Psigma Investment Management head of investment strategy Rory McPherson says fixed income is “a tricky one” because there are no clear winners out there as everything is fairly fully valued, although there are some good assets to buy.
Like Hughes, McPherson says Psigma doesn’t want to play interest rate risk, preferring to own specific credits including asset-backed securities, such as airport leasing, mortgage-backed securities and certain high-yield bonds.
“What we end up with is fixed income that provides a yield of between 2% and 6%, depending on what sort of instruments we are looking at, is not sensitive to movements in interest rates and, importantly, is fairly different to what is going on in the equity market.”
McPherson concedes this does expose portfolios to some equity-type risk, but the team justifies this by holding less in equities.
He also admits that owning US mortgages is controversial given they were deemed to be the root cause of the financial crisis in 2008, but he says they are actually really safe investments.
“The key things is the mortgages we buy are well-seasoned, they have terms of more than 10 years, so the underlying investors are solid and have got through the credit crunch.”
Other sources of yield
Hughes says in AJ Bell’s income portfolios he uses Reits and infrastructure to generate a higher income but is aware that over short periods these asset classes still have high equity correlation.
He says the iShares MSCI Target UK Real Estate ETF offers a yield of about 2.5% and gives exposure to liquid Reits but dampens the equity volatility by holding index-linked gilts alongside them, while the L&G Global Real Estate Dividend Index yields more than 3% at a cost of only 0.2% per annum.
In infrastructure, Hughes uses the Premier Global Infrastructure Income fund which currently yields more than 5% due to its exposure to emerging markets.
For other sources of yield, Psigma has a portfolio of infrastructure equities in the regulated industries and utilities space which also typically yields about 5%.
In addition, Psigma looks to UK equity income which currently yields about 4%. It uses the Artemis Income fund and Royal London UK Equity Income which McPherson describes as having “solid, steady Eddie type managers” who tip big blue-chip companies that can grow their dividends.
Don’t overstretch for yield
But Hughes is cautious about overstretching for yield.
“It is important to realise that the days of generating a solid yield in a relatively low risk manner have gone,” he adds. “With bond yields still at low levels and offering capital risk, to generate a sustainable attractive yield of over 3.5% per annum means that investors have to take far more risk than they have done for many years.

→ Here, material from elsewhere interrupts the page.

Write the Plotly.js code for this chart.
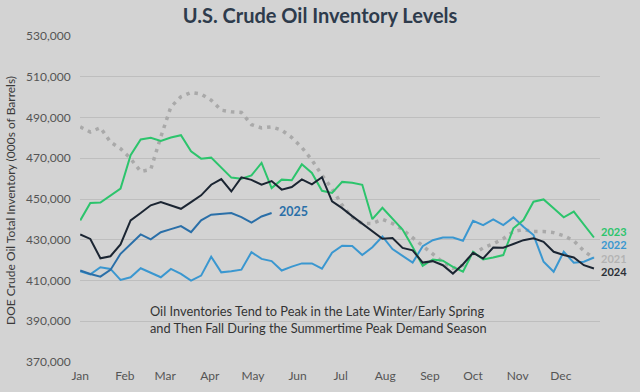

This comes with a consequence that is likely to mean there will be more volatility for income investors.”
This risk is also on McPherson’s radar but he says this is mitigated because Psigma accesses its strategies through bespoke mandates only available to its clients.
“This is important to us because we want to have full visibility of the underlying investments,” he says. “We don’t want to get trapped in liquidity issues which you can get with bigger funds. You might get a bunch of investors who take their money and decide to sell the easy liquid credits and leave you with the illiquid stuff which is not what you want.”